Actually there are only three sprawling art fairs in our back yard, but with Art Miami's 120 galleries at the Miami Beach Convention Center and palmbeachcontemporary's 67 galleries at that county's convention center unfolding simultaneously -- and all just a few weeks after the frenzy of Art Basel (195 galleries as well as another 97 setting up shop "unofficially" in nearby buildings) -- Oliver can be forgiven for losing count.
Indeed a community that just a few years ago wondered if it would ever develop a commercial art market now finds itself grappling with the possibility that it may be saddled with too much of a good thing. After all, these waves of art dealers winging into town aren't coming simply to enrich our cultural lives, as welcome as that may be. They're coming to ring up sales. And one has to wonder if there are enough art-hungry customers to go around.
"It's a big competition, yes," agreed palmbeachcontemporary director Lorenzo Rudolf. "Every collector living here or spending the winter here went to Art Basel." Referring to his previous tenure as Basel's director from 1990 to 2000, he added pointedly: "I developed the whole concept; I know whereof I am speaking." The key to survival, Rudolf argued, is carving out a well-defined stylistic niche. He continued bluntly in his charmingly mangled, Swiss-accented English: "If you look at the demographics of South Florida, most classical things live north of Miami.
"Miami has an incredible, interesting collectors' scene," Rudolf said. "But how many collectors of classical modern stuff do you have? There is Norman Braman, perhaps [Debra and Dennis] Scholl, and then it's finished." Palm Beach, he countered, is full of classical-art enthusiasts -- snowbirds from Chicago and New York dying to snag a Kandinsky or a Picasso, few of whom are interested in the kind of after-hours party-hopping that defined much of Basel. "It's a different lifestyle.... So Art Basel will be dominated more and more by younger, cutting-edge artists doing contemporary work, and palmbeachcontemporary will have a focus on classical modern art."
That formulation, however self-serving, would seem to leave Art Miami stuck awkwardly in the middle. Or middlebrow, as evidenced by Kulchur's stroll through its aisles. In that spirit, there were thankfully few of the Emperor's New Clothes moments evinced by so many of Art Basel's galleries: a graffiti-sprayed minifridge masquerading as a "sculpture" with a five-figure price tag, a karaoke bar refitted as an "installation," or Jeff Koons's asinine tribute to Muhammad Ali in the form of an inflatable dolphin poised atop a tire -- the kind of "statements" that leave befuddled parents smacking their hands against their foreheads and muttering, "For this we paid $40,000 to send our precious to art school?"
Of course, retreating into aesthetic safety also meant Art Miami had few wow! moments, such as Terry Rodgers's lush paintings of the pretty vacant set decked out in Prada and in various states of dishabille -- the highlight of Basel adjunct Scope Miami (and the best portrayal yet of South Beach on canvas).
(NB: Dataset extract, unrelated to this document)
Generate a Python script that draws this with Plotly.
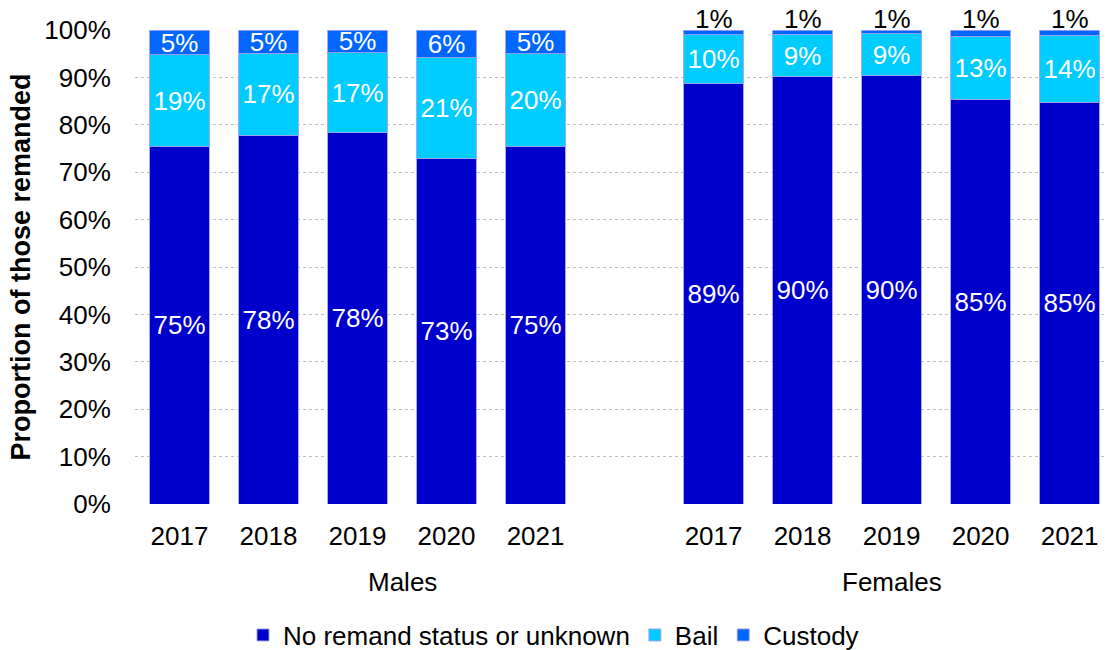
import plotly.graph_objects as go

# Remand status of those remanded, by sex and year (percent of total)
groups = ["Males", "Females"]
years = ["2017", "2018", "2019", "2020", "2021"]

no_remand_males = [75.4, 77.8, 78.3, 72.8, 75.4]
bail_males = [19.4, 17.3, 16.9, 21.3, 19.6]
custody_males = [5.1, 4.9, 4.8, 5.9, 5.0]

no_remand_females = [88.7, 90.1, 90.4, 85.4, 84.8]
bail_females = [10.3, 9.0, 8.8, 13.3, 14.1]
custody_females = [1.0, 0.9, 0.8, 1.3, 1.1]

series_names = ["No remand status or unknown", "Bail", "Custody"]
series_colors = ["#0000CC", "#00CCFF", "#0066FF"]

FONT = "Arial, Liberation Sans, sans-serif"
FS = 26

# x slots: males 0..4, an empty slot, females 6..10
n = len(years)
x_males = list(range(n))
x_females = [n + 1 + i for i in range(n)]
x_all = x_males + x_females
tick_text = years + years

series_values = [
    no_remand_males + no_remand_females,
    bail_males + bail_females,
    custody_males + custody_females,
]

fig = go.Figure()
for name, vals, col in zip(series_names, series_values, series_colors):
    if name == "Custody":
        # female custody shares are too thin for an inside label; they get
        # a label above the stack instead (added below)
        labels = [f"{round(v)}%" for v in custody_males] + [""] * n
    else:
        labels = [f"{round(v)}%" for v in vals]
    fig.add_trace(go.Bar(
        x=x_all,
        y=vals,
        name=name,
        marker=dict(color=col, line=dict(color="rgba(160,160,240,0.9)", width=1)),
        text=labels,
        textposition="inside",
        insidetextanchor="middle",
        insidetextfont=dict(color="white", size=FS, family=FONT),
        cliponaxis=False,
        hoverinfo="skip",
    ))

# labels above the female stacks for the custody share
for xi, nr, b, c in zip(x_females, no_remand_females, bail_females, custody_females):
    fig.add_annotation(
        x=xi, xref="x", y=nr + b + c, yref="y",
        text=f"{round(c)}%", showarrow=False,
        font=dict(size=FS, color="black", family=FONT),
        xanchor="center", yanchor="middle", yshift=11,
    )

# group labels under the year ticks
group_centers = [(x_males[0] + x_males[-1] + 1) / 2, sum(x_females) / n]
for g, cx in zip(groups, group_centers):
    fig.add_annotation(
        x=cx, xref="x", y=-0.165, yref="paper",
        text=g, showarrow=False,
        font=dict(size=FS, color="black", family=FONT),
        xanchor="center", yanchor="middle",
    )

fig.update_layout(
    width=1107, height=650,
    margin=dict(l=135, r=0, t=30, b=146),
    barmode="stack",
    bargap=0.33,
    plot_bgcolor="white",
    paper_bgcolor="white",
    font=dict(family=FONT, size=FS, color="black"),
    uniformtext=dict(minsize=FS, mode="show"),
    showlegend=True,
    legend=dict(
        orientation="h",
        traceorder="normal",
        xref="container", yref="container",
        x=0.5, xanchor="center",
        y=0.023, yanchor="middle",
        font=dict(size=FS, family=FONT),
        itemwidth=30,
    ),
)

fig.update_xaxes(
    range=[-0.5, 10.42],
    tickmode="array",
    tickvals=x_all,
    ticktext=tick_text,
    ticks="outside", ticklen=9, tickcolor="rgba(0,0,0,0)",
    showgrid=False, zeroline=False, showline=False,
    tickfont=dict(size=FS, family=FONT),
)

fig.update_yaxes(
    range=[0, 100],
    dtick=10,
    ticksuffix="%",
    ticks="outside", ticklen=18, tickcolor="rgba(0,0,0,0)",
    showgrid=True, gridcolor="#BFBFBF", griddash="dot", gridwidth=1,
    zeroline=False, showline=False,
    tickfont=dict(size=FS, family=FONT),
    title=dict(
        text="Proportion of those remanded",
        font=dict(size=27, family=FONT, weight="bold"),
        standoff=5,
    ),
)

fig.write_html("out.html")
Or Anthony Goicolea's digitally altered photographs, chock-full of homoerotic prep-school musings given a delicious new twist.
Instead at Art Miami one was confronted with competence, including a half-dozen different Latin knockoffs of Jean-Michel Basquiat. "There's a lot less Eurotrash here," offered Wynwood gallery owner Brook Dorsch, searching for a few supportive words. "It's definitely a stronger fair than last year." Still he remained uninspired on the whole. Pointing to the convention center's sickly colored carpeted floor, he noted: "A lot of the galleries at Basel pulled up these carpets to expose the concrete underneath. It gives it a raw, warehouse feel instead of a mall."
Not that you'd hear any complaints from Claire Oliver. By the end of Art Miami's opening night, her Claire Oliver Fine Art had already sold out the entire twelve-print edition of The King of the Forest, a large photograph of 150 white-clad children posed in the heart of Times Square's neon, and snapped by the Moscow collective AES+F. The shot itself may have been a bit hackneyed (a burst of innocence in a media-debased world!), but at $12,000 each, its sales were proof that Art Basel had yet to suck the market dry.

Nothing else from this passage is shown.